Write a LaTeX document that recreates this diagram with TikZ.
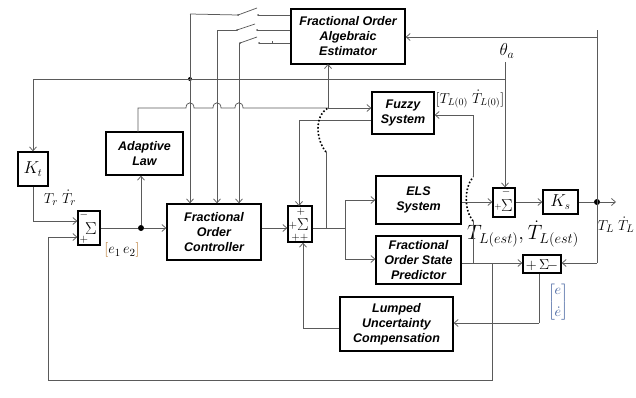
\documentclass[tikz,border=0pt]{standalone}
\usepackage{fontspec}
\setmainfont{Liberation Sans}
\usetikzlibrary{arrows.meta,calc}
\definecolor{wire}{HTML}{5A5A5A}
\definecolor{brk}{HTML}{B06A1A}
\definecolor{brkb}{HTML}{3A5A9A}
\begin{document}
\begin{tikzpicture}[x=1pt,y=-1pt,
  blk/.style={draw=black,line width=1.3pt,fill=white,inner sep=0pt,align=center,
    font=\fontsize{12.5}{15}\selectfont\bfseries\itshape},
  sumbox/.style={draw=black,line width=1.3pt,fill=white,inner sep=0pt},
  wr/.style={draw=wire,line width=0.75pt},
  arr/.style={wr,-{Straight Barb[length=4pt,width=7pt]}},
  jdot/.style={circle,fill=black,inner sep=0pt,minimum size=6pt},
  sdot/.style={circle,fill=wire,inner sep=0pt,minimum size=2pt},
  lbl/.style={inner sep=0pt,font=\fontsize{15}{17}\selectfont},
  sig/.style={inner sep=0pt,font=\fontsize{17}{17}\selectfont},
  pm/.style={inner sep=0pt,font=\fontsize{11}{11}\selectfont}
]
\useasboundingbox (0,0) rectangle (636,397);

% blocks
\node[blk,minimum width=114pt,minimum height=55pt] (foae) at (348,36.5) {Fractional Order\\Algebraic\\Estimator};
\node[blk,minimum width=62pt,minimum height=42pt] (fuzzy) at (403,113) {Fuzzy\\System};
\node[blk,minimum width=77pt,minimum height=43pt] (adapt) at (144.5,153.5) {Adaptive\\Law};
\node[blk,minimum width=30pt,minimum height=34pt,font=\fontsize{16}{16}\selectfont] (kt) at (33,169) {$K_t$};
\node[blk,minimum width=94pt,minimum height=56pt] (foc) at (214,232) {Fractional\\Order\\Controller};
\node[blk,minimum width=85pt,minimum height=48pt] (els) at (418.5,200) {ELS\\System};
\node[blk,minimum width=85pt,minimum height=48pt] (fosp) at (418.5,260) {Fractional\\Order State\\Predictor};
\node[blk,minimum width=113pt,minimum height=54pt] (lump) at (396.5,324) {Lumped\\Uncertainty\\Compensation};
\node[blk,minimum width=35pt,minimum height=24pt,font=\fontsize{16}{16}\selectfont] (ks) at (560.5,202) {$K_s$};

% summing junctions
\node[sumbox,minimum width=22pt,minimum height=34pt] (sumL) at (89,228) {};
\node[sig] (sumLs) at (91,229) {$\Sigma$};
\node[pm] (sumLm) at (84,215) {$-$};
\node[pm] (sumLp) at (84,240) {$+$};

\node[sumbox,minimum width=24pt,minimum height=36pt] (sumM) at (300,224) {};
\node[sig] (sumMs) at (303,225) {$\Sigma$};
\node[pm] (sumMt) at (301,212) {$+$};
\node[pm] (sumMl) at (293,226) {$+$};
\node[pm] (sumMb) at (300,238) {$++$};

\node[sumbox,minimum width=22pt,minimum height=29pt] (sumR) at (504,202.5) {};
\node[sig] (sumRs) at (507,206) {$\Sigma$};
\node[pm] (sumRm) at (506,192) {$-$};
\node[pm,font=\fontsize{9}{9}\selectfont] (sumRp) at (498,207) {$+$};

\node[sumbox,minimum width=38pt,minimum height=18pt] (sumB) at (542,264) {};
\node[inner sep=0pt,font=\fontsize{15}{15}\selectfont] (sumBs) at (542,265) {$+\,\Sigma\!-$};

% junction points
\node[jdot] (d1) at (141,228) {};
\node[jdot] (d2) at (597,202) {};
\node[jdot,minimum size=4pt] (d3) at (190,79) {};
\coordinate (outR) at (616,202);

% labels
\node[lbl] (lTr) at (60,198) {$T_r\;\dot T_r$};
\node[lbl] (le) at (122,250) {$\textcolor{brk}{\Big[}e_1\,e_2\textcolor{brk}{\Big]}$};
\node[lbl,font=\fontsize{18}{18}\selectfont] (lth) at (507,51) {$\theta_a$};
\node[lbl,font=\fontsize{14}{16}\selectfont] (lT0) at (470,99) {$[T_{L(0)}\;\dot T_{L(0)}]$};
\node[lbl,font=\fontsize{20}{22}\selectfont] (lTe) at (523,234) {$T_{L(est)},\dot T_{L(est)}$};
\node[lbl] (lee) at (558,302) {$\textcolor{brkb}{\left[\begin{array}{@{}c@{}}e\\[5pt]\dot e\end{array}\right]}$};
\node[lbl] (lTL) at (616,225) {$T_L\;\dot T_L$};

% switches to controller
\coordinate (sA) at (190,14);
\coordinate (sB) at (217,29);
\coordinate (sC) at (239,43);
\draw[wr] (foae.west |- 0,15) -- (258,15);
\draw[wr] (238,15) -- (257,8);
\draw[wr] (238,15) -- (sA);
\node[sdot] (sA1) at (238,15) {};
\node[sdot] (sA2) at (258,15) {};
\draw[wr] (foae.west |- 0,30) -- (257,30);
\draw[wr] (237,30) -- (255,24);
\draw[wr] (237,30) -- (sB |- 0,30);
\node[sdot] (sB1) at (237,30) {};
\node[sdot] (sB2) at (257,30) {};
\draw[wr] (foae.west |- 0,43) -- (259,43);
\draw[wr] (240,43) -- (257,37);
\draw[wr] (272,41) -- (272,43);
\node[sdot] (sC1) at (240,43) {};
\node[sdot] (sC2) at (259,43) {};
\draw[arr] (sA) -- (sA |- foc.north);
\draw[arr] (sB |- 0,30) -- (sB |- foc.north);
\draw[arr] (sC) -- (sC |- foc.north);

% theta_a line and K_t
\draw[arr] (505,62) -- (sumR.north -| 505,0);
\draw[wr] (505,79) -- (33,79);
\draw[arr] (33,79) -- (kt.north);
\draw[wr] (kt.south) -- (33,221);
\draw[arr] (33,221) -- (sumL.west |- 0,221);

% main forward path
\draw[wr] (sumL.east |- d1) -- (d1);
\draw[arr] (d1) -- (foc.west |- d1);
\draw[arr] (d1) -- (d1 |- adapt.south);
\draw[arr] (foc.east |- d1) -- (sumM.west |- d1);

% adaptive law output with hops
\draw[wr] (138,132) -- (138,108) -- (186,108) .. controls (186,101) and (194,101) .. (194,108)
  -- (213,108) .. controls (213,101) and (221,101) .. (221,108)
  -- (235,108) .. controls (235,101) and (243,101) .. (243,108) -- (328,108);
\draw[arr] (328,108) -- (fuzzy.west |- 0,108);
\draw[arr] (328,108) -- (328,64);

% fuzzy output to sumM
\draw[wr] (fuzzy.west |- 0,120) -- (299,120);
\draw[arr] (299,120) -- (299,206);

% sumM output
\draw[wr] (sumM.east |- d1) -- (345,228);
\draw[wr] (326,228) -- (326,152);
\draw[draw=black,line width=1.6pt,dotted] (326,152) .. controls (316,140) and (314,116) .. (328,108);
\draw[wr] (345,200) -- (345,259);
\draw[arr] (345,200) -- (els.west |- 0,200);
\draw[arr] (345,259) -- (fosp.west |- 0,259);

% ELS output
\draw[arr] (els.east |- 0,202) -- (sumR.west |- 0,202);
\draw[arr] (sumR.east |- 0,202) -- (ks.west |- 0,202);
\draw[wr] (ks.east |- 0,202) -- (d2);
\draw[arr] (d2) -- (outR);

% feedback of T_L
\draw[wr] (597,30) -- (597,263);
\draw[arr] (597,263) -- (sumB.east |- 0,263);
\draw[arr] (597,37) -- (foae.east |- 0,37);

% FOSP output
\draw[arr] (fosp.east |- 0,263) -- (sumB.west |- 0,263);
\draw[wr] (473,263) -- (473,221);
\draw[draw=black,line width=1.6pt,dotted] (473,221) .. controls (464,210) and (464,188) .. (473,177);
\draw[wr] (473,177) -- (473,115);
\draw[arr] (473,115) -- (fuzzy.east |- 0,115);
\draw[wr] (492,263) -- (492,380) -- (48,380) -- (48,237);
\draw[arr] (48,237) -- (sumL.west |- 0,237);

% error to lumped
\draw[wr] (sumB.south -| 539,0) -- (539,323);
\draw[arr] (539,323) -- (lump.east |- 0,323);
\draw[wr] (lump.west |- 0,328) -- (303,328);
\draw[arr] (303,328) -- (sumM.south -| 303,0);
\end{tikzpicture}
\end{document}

★ ★ ★ ★

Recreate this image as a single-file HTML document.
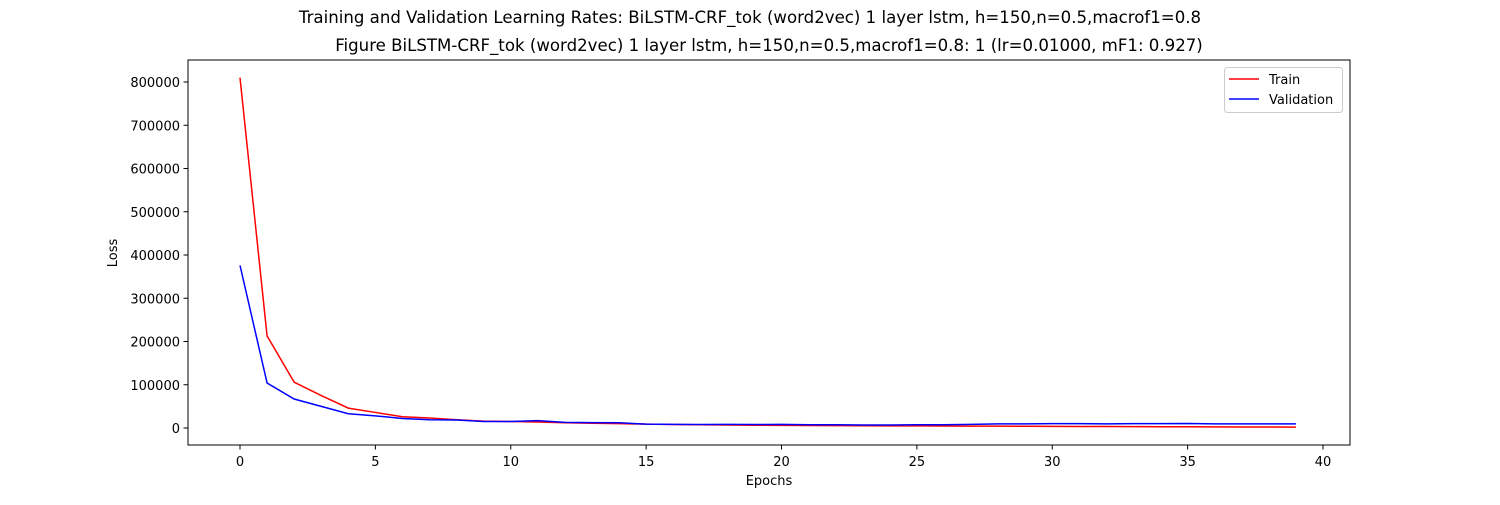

★ ★ ★ ★

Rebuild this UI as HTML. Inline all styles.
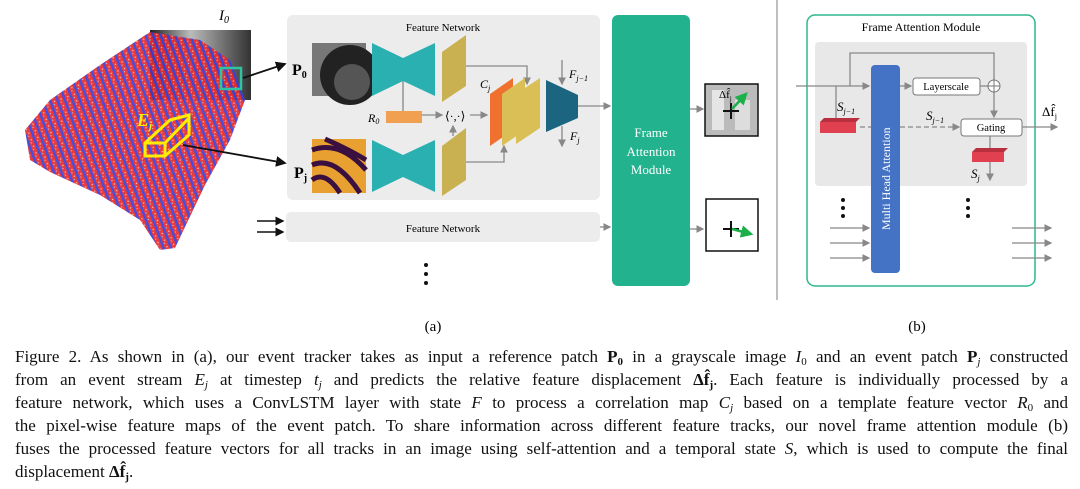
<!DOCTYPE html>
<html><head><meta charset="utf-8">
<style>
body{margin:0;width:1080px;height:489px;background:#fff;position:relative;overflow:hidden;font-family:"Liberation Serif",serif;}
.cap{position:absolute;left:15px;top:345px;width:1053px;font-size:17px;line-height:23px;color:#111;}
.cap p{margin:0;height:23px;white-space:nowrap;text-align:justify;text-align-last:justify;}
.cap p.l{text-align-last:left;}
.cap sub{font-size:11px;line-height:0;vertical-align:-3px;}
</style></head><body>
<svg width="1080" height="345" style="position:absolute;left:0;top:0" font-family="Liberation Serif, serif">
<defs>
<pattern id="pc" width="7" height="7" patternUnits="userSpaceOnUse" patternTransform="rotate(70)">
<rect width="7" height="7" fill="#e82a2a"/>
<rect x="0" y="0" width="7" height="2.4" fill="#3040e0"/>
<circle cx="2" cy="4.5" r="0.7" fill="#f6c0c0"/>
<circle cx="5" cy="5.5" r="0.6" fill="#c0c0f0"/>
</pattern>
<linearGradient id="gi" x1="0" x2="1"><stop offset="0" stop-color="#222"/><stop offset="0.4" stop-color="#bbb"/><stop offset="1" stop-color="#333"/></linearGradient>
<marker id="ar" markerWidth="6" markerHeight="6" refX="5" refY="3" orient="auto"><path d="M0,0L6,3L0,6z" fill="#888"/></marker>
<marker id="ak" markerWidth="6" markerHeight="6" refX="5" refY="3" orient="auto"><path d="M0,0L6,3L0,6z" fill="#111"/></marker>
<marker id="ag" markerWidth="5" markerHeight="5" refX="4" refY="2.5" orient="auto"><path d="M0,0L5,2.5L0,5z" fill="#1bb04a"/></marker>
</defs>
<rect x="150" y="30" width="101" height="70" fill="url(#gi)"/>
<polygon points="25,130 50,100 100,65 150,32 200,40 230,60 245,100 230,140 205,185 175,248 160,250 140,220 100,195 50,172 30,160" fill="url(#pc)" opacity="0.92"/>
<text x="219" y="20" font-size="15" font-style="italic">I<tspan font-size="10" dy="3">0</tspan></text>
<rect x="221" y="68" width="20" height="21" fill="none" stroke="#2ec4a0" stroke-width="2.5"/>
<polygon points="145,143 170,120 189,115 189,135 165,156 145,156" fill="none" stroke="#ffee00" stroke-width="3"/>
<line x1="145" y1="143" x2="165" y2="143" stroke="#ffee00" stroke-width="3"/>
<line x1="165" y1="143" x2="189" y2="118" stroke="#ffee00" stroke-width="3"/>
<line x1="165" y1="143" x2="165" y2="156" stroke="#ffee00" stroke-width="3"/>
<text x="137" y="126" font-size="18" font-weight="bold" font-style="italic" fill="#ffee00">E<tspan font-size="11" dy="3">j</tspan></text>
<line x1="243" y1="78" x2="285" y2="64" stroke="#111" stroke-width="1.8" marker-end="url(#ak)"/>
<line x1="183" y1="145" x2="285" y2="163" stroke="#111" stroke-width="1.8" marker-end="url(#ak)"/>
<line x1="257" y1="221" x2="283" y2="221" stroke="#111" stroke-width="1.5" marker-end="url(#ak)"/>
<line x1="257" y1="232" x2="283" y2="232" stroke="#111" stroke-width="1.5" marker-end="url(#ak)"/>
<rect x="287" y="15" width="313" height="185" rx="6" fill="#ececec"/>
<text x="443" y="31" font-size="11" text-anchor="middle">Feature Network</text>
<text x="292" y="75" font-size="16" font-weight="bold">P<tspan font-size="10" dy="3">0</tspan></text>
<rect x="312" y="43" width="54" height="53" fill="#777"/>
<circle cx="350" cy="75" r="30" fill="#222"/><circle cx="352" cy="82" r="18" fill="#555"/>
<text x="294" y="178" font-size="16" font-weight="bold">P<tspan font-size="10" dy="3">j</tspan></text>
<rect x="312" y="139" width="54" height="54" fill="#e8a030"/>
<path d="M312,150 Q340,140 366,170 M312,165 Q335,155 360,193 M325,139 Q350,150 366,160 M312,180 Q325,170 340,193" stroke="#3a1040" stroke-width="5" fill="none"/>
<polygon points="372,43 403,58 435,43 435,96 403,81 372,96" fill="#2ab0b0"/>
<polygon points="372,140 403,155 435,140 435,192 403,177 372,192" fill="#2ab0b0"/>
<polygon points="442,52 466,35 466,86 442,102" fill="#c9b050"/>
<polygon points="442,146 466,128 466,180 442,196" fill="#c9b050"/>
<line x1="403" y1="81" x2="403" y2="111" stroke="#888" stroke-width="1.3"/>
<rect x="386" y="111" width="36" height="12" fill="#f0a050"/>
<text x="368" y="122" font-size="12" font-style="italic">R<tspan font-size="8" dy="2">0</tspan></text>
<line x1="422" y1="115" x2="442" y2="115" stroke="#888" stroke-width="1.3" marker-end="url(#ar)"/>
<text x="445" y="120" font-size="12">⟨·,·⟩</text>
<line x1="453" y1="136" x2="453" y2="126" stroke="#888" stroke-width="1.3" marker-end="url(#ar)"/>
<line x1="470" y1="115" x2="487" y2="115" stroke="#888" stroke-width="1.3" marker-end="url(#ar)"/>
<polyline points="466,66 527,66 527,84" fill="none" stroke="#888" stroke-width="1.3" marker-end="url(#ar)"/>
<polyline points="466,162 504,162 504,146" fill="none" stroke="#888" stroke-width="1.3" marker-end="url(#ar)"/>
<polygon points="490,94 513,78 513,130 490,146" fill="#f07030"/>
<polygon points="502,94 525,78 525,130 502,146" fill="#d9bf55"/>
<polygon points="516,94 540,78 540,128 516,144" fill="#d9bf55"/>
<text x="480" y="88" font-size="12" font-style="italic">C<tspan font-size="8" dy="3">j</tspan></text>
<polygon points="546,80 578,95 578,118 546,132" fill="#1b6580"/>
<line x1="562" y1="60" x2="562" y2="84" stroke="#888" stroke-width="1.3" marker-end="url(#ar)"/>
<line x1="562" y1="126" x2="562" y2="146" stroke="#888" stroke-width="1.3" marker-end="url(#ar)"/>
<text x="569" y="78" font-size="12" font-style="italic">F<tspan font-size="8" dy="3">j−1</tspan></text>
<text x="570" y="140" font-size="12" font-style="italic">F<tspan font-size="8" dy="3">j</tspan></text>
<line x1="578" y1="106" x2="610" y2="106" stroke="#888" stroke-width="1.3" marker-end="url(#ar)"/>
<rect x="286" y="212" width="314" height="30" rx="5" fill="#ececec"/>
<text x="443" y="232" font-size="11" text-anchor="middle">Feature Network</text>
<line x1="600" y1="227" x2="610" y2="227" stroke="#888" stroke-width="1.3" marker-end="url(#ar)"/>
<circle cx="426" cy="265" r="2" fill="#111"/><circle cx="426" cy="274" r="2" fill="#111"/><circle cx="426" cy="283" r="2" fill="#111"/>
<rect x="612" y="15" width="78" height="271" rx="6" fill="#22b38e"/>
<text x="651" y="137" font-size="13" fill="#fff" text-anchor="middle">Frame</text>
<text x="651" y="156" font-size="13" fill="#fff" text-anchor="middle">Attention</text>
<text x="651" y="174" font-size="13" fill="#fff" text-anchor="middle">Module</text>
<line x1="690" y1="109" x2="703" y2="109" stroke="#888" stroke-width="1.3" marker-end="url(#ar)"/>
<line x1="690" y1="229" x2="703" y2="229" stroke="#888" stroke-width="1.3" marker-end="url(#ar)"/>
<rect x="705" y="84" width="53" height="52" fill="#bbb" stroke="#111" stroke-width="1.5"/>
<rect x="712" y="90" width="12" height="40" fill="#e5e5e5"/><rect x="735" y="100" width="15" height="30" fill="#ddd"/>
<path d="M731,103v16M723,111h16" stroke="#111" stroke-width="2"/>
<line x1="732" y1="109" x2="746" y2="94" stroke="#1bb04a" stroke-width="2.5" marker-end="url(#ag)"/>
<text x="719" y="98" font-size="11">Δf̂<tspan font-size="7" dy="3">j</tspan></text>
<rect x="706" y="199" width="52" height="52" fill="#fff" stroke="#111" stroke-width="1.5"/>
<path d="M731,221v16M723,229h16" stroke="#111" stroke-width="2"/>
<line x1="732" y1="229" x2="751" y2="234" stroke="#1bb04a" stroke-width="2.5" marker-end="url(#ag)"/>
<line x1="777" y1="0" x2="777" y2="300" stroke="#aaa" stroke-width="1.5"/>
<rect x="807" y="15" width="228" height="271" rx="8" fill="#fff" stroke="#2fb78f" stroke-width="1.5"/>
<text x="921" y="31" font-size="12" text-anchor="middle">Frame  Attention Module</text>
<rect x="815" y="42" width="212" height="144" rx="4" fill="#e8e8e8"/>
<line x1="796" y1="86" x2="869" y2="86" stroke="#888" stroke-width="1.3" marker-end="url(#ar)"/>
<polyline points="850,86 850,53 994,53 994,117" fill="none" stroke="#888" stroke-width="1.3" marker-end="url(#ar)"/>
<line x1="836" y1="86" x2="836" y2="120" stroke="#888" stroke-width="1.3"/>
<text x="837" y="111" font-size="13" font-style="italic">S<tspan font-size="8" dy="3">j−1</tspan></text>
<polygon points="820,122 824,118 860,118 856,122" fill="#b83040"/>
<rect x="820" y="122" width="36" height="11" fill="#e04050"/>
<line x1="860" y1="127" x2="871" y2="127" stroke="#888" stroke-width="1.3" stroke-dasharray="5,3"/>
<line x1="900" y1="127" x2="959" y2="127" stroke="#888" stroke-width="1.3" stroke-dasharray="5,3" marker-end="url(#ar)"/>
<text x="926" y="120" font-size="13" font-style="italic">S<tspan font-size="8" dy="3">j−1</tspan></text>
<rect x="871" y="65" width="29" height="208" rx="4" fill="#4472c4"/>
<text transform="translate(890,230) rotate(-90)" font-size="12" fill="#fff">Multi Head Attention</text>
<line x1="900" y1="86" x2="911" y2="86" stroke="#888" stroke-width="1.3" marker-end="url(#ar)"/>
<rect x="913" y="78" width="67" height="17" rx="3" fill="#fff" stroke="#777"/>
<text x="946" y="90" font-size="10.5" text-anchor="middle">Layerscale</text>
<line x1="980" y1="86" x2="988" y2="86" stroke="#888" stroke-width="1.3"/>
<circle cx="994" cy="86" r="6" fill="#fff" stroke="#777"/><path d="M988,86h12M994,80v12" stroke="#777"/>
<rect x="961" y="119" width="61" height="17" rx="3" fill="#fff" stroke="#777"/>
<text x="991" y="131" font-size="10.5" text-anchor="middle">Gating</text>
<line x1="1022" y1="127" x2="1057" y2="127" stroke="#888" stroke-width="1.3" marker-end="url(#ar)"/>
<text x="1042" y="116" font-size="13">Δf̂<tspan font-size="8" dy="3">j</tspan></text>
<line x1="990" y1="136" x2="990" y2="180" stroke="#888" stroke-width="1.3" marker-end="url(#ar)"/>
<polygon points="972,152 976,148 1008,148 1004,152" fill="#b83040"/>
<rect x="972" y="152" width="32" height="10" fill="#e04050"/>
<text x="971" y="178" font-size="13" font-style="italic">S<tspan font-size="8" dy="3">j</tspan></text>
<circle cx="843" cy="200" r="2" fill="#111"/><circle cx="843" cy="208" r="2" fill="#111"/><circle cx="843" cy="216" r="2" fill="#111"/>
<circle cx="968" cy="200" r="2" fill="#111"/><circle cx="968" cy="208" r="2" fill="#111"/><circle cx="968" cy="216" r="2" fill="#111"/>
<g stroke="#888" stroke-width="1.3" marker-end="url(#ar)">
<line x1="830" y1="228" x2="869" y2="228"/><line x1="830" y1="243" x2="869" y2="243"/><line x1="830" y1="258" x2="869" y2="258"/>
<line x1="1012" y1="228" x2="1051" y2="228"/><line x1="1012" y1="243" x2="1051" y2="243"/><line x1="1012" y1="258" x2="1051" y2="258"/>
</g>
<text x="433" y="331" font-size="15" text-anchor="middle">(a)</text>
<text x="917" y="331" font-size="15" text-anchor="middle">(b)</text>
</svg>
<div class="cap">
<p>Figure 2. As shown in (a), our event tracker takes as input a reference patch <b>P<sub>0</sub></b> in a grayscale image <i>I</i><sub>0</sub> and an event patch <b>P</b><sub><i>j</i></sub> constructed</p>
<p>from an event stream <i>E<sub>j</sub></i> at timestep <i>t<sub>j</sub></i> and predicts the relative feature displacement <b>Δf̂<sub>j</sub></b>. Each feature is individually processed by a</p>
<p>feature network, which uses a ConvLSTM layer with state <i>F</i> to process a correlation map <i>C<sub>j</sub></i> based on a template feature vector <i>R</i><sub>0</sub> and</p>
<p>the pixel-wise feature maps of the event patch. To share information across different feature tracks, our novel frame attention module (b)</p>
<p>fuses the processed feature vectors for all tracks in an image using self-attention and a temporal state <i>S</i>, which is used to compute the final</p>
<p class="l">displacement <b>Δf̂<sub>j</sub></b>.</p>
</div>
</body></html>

★ ★ ★ ★

What you should do:
Taking the entries above, extract every line from the one bearing "Write a LaTeX" through the one bearing "(0,0) rectangle (636,397);", exactly, with no pictures.

Solved exercise:
Write a LaTeX document that recreates this diagram with TikZ.
\documentclass[tikz,border=0pt]{standalone}
\usepackage{fontspec}
\setmainfont{Liberation Sans}
\usetikzlibrary{arrows.meta,calc}
\definecolor{wire}{HTML}{5A5A5A}
\definecolor{brk}{HTML}{B06A1A}
\definecolor{brkb}{HTML}{3A5A9A}
\begin{document}
\begin{tikzpicture}[x=1pt,y=-1pt,
  blk/.style={draw=black,line width=1.3pt,fill=white,inner sep=0pt,align=center,
    font=\fontsize{12.5}{15}\selectfont\bfseries\itshape},
  sumbox/.style={draw=black,line width=1.3pt,fill=white,inner sep=0pt},
  wr/.style={draw=wire,line width=0.75pt},
  arr/.style={wr,-{Straight Barb[length=4pt,width=7pt]}},
  jdot/.style={circle,fill=black,inner sep=0pt,minimum size=6pt},
  sdot/.style={circle,fill=wire,inner sep=0pt,minimum size=2pt},
  lbl/.style={inner sep=0pt,font=\fontsize{15}{17}\selectfont},
  sig/.style={inner sep=0pt,font=\fontsize{17}{17}\selectfont},
  pm/.style={inner sep=0pt,font=\fontsize{11}{11}\selectfont}
]
\useasboundingbox (0,0) rectangle (636,397);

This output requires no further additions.